Face-to-face meetings are essential in forming good relationships, so it’s a good idea to call your provider representative to set one up. Conference calls are impersonal and the participants can often be distracted. People who meet face to face usually form a more meaningful relationship. Many representatives are required to make a certain number of visits per month, and will appreciate you initiating a visit.
Provider representatives have many roles. They can be:
- Educators who help you learn about the insurance carrier’s policies, claims processes, or how to use their website
- Claims intermediaries to help you get problem claims adjudicated
- Helpers when you are having authorization issues
- Assistants in contracting and credentialing
I call on my provider representatives for many things. For instance, I call or email them when I find that a policy or procedure has changed, or when provider services gives me conflicting information. I have several representatives who will accept spreadsheets of problem claims that provider services has been unable to help me resolve. My representatives have cleared a path for me when credentialing a new provider, and have kept me up to date on the credentialing process. A representative has even helped me to obtain urgent authorizations when the authorizations department was telling me “three to five business days,” but the patient needed the service today or tomorrow.
Work Your Way Up the Chain
Sometimes you may find a provider representative has exhausted his or her resources and is unable to help you, or the problem has reached the point where someone with more influence is needed to take care of the problem. Your representative may recognize when he or she needs to hand the problem over to upper management, but if he or she doesn’t, ask your representative if there is someone else who can help you.
If the provider representative’s manager is unable to help, you may need to take your issue to the carrier’s vice president for your region. If possible, schedule a face-to-face meeting with this person. Your provider representative can usually arrange this, but you may have to be insistent. It will help if you are flexible with the time and place of the meeting.
At the meeting, the first thing the VP will do is hand you a business card. Now you have his or her direct contact information. Score! By the end of the meeting, a relationship has formed. The VP now knows who you are and is more likely to respond to your requests the next time you call. Many times, a VP will introduce you to someone in the claims department who can directly help you with issues. Now that you have an “in,” carriers with priority departments might automatically transfer you there to work out issues more expediently.

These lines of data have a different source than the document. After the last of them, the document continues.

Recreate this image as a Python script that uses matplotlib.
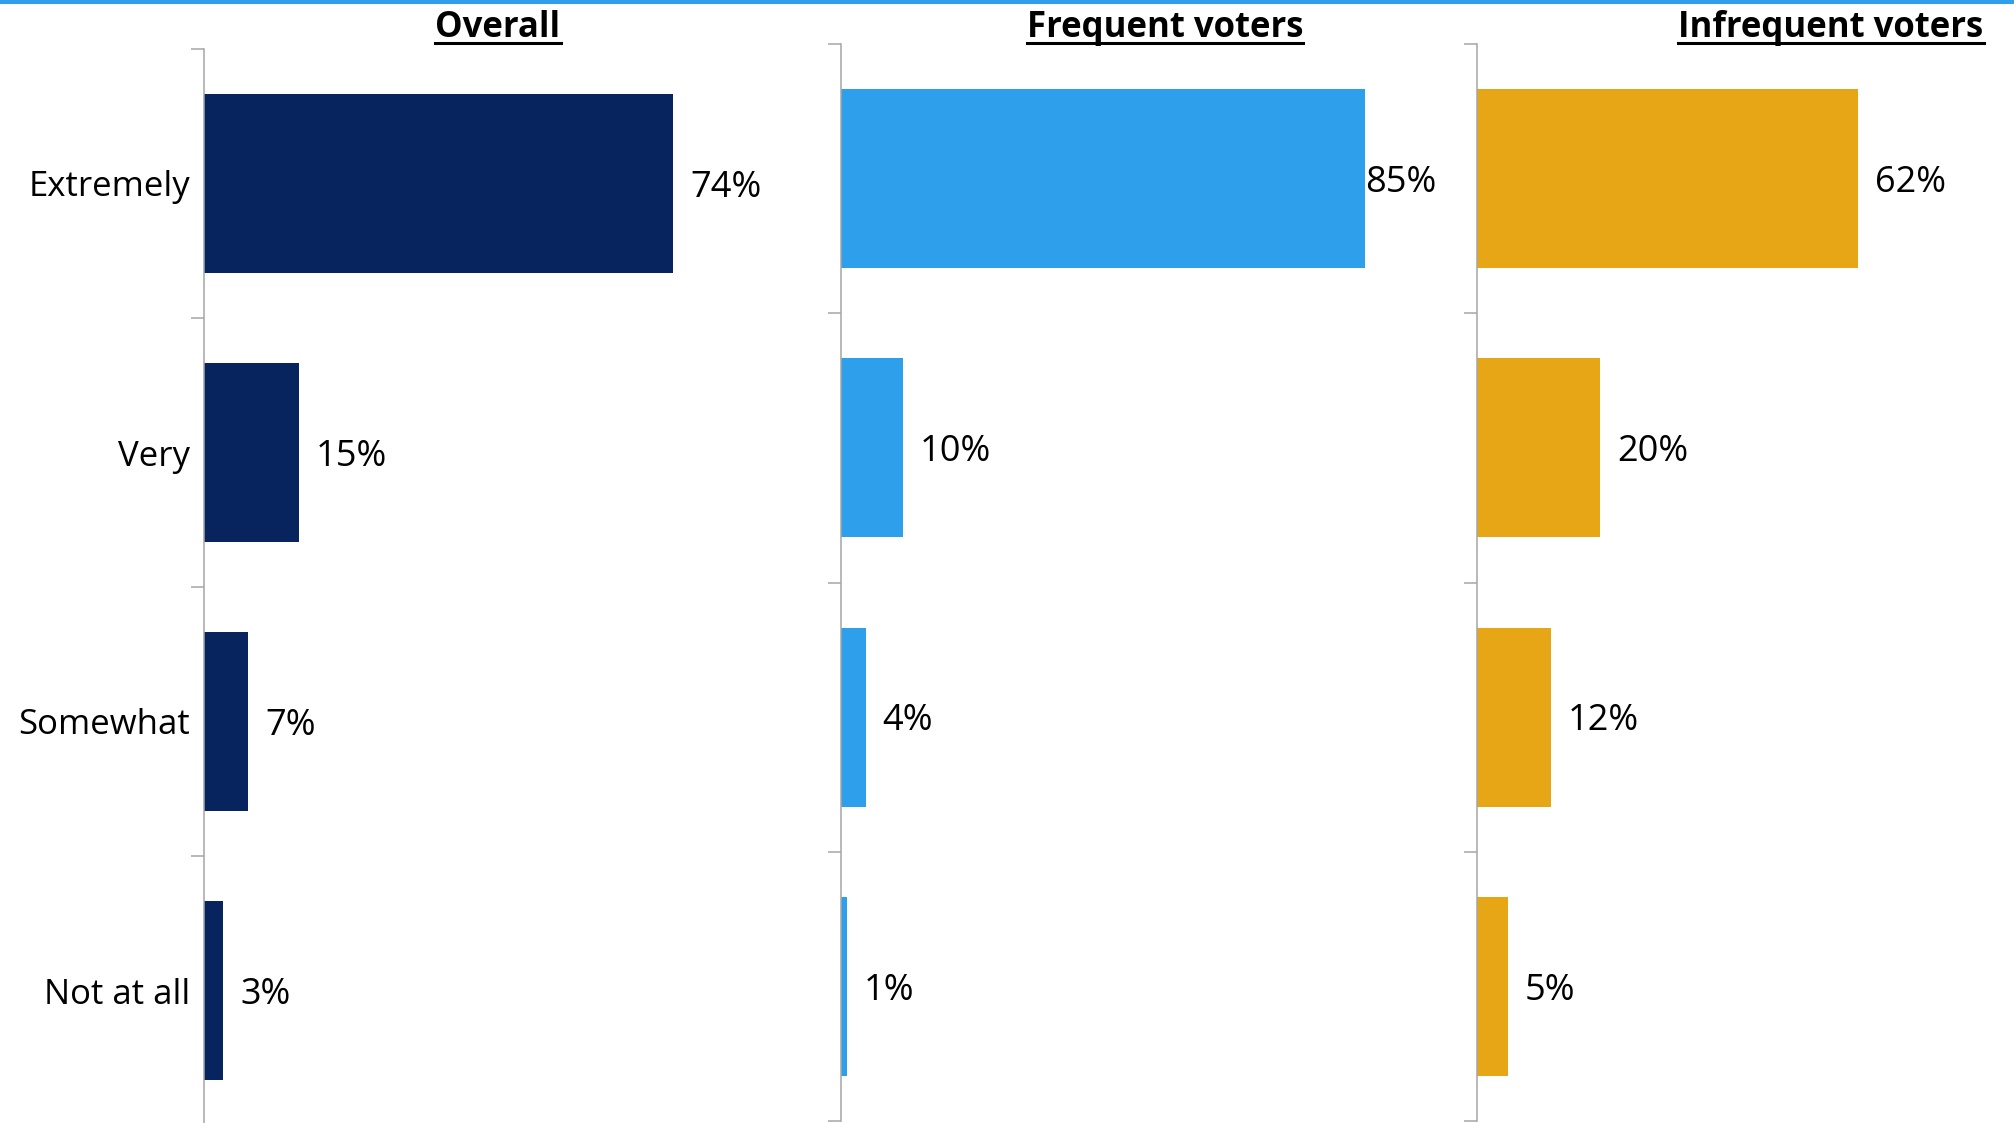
import matplotlib
matplotlib.use("Agg")
import matplotlib.pyplot as plt
from matplotlib.patches import Rectangle
from matplotlib.lines import Line2D

plt.rcParams['font.family'] = ['Open Sans', 'DejaVu Sans']

# Datos de la encuesta
categories = ['Extremely', 'Very', 'Somewhat', 'Not at all']
overall = [74, 15, 7, 3]
frequent = [85, 10, 4, 1]
infrequent = [62, 20, 12, 5]
titles = ['Overall', 'Frequent voters', 'Infrequent voters']

NAVY = '#08245E'
BLUE = '#2E9FEB'
GOLD = '#E6A615'
GRAY = '#A6A6A6'

W, H = 2014, 1123
fig = plt.figure(figsize=(W / 100, H / 100), dpi=100)

def px_axes(left, top, width, height):
    return fig.add_axes([left / W, 1 - (top + height) / H, width / W, height / H])

# (izquierda, arriba, alto, px por %, xmax, serie, color)
panels = [
    (204, 49, 1076, 6.34, 90, overall, NAVY),
    (841, 44, 1077, 6.165, 90, frequent, BLUE),
    (1477, 44, 1077, 6.15, 85, infrequent, GOLD),
]

pos = list(range(len(categories)))
for k, (left, top, height, scale, xmax, vals, color) in enumerate(panels):
    ax = px_axes(left, top, scale * xmax, height)
    ax.barh(pos, vals, height=0.665, color=color)
    ax.set_xlim(0, xmax)
    ax.set_ylim(len(categories) - 0.5, -0.5)
    for s in ['top', 'right', 'bottom']:
        ax.spines[s].set_visible(False)
    ax.spines['left'].set_color(GRAY)
    ax.spines['left'].set_linewidth(1.1)
    ax.set_xticks([])
    ax.set_yticks(pos)
    ax.set_yticks([p - 0.5 for p in pos] + [len(pos) - 0.5], minor=True)
    ax.tick_params(axis='y', which='major', length=0, pad=10, labelsize=25)
    ax.tick_params(axis='y', which='minor', length=9.4, width=1.1,
                   color=GRAY, direction='out')
    if k == 0:
        ax.set_yticklabels(categories)
    else:
        ax.set_yticklabels([])
    for i, v in enumerate(vals):
        # etiqueta pegada a la barra si no cabe dentro del panel
        off = 0 if v + 10 > xmax else 12.2
        ax.annotate(f'{v}%', (v, i), xytext=(off, -3), textcoords='offset points',
                    va='center', ha='left', fontsize=26)

# Títulos subrayados
title_x = [498, 1165, 1831]
renderer = fig.canvas.get_renderer()
for t, cx in zip(titles, title_x):
    txt = fig.text(cx / W, 1 - 37 / H, t, ha='center', va='baseline',
                   fontsize=25, fontweight='bold')
    bb = txt.get_window_extent(renderer)
    y = 1 - 43 / H
    fig.add_artist(Line2D([bb.x0 / W, bb.x1 / W], [y, y], color='black',
                          linewidth=2.2, transform=fig.transFigure))

# Franja azul superior
fig.add_artist(Rectangle((0, 1 - 4 / H), 1, 4 / H, transform=fig.transFigure,
                         color=BLUE, linewidth=0))

fig.savefig('out.png', dpi=100)
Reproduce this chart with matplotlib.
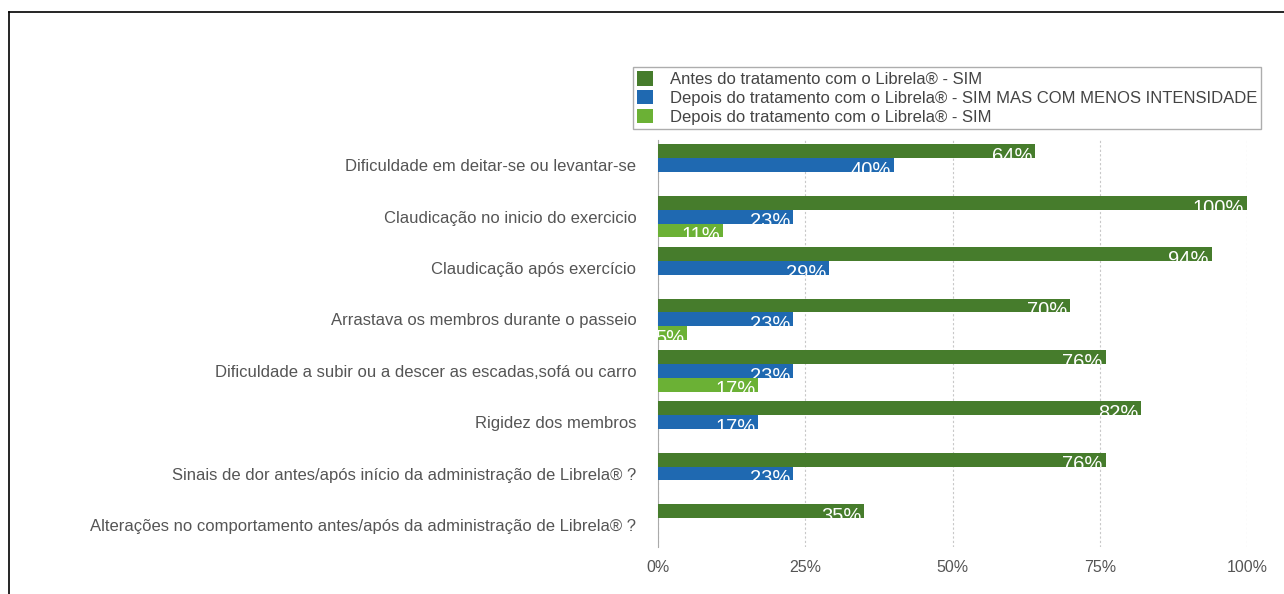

Relationships Improve Responsiveness
Building relationships takes time and attention, but the ability to resolve issues with a quick phone call or email makes it a worthwhile endeavor. Your provider reps will know who you are, what you need, and will be eager to help you solve any problem as quickly as possible.
Erin Goodwin, CPC, is the director of radiation reimbursement at South Carolina Oncology Associates, Pa. She has worked in oncology for over 15 years and is an active member of the Capitol Coders local chapter in Columbia, S.C.